Dass die Bundesministerin für Justiz an der Weisungsspitze steht, erklärt sich primär auch aus der Verantwortung gegenüber dem Nationalrat und der anzustrebenden Einheitlichkeit der Rechtsanwendung. Schließlich sieht auch die Empfehlung des Europarates über die Stellung der Staatsanwaltschaft in der Strafjustiz („The Role of Public Prosecution in the Criminal Justice System“ - Recommandation Rec (2000) 19) in ihrem Punkt 13d vor, dass das Weisungsrecht nicht schlechterdings unvereinbar mit der Rolle der Staatsanwaltschaften im Strafverfahren ist, jedoch in voller Transparenz und unter angemessener Kontrolle auszuüben ist (RV 299 BlgNR XXIII. GP).
Gerade bei politisch brisanten Fällen wäre die angesprochene „völlig weisungsfreie“ Arbeit schon alleine aus Gründen der ex post Nachvollziehbarkeit einzelner Ermittlungsschritte und des in solchen Causen immer von einzelnen Interessensgruppen erhobenen Vorwurfs der Einseitigkeit von Ermittlungen gegenüber der Weisungsspitze abzulehnen, weil in einem solchen System nämlich keine vollständige Transparenz herrschen und es keine vergleichbare Möglichkeit eines nachkontrollierenden Instituts geben würde, wie es eben die Ministerverantwortlichkeit darstellt. Im Übrigen muss gerade bei politisch brisanten Fällen die Fachaufsicht für eine einheitliche Rechtsanwendung sorgen.

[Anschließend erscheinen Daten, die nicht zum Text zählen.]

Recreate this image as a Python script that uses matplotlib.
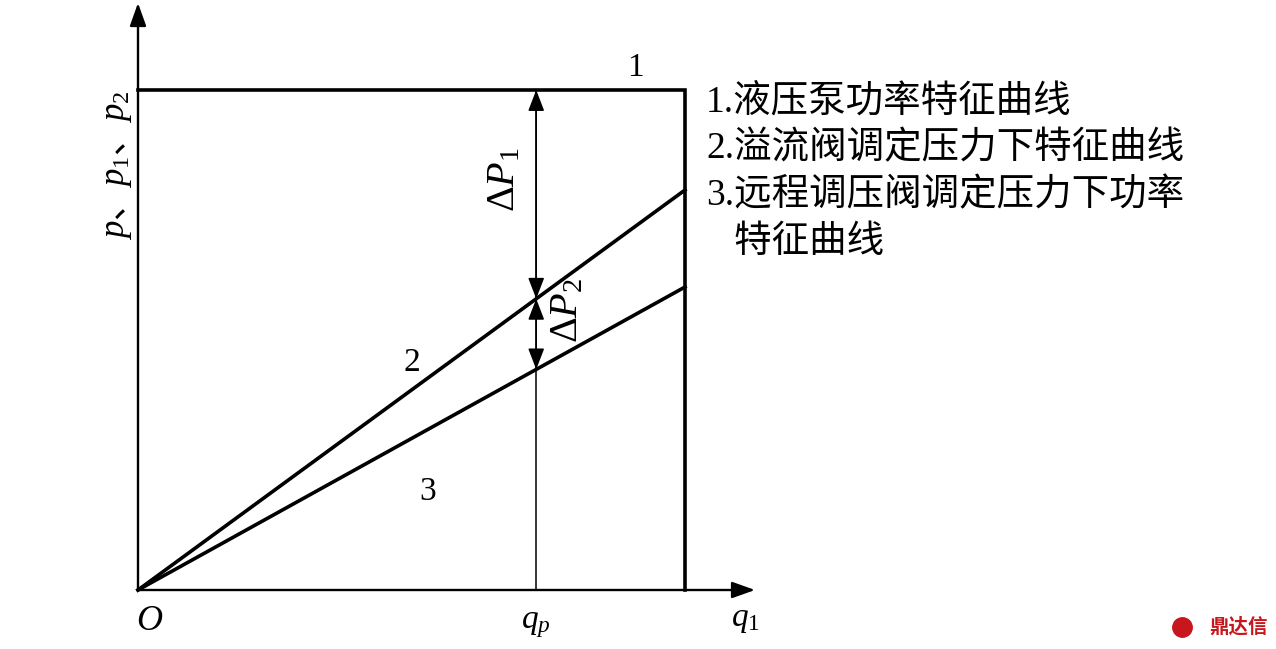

Schließlich ist noch zu berücksichtigen, dass nach der gängigen Praxis im Bundesministerium für Justiz bei Prüfung der Berichte der Staatsanwaltschaften aufsichtsrechtliche Maßnahmen nur dann ergriffen werden, wenn die Vorgangsweise rechtlich nicht vertretbar oder die Entscheidungsgrundlage noch nicht hinreichend ist oder wesentliche Beweisergebnisse nicht berücksichtigt wurden. Dies bedeutet, dass das Bundesministerium für Justiz in Ansehung der Beweiswürdigung der Staatsanwaltschaften – im Gegensatz zur rechtlichen Beurteilung – nur prüft, ob die Staatsanwaltschaft den Rahmen pflichtgemäßen Ermessens überschritten habe.
In derartigen Fällen wird entweder um ergänzende Berichterstattung ersucht oder mittels Weisung die erforderliche Anordnung getroffen.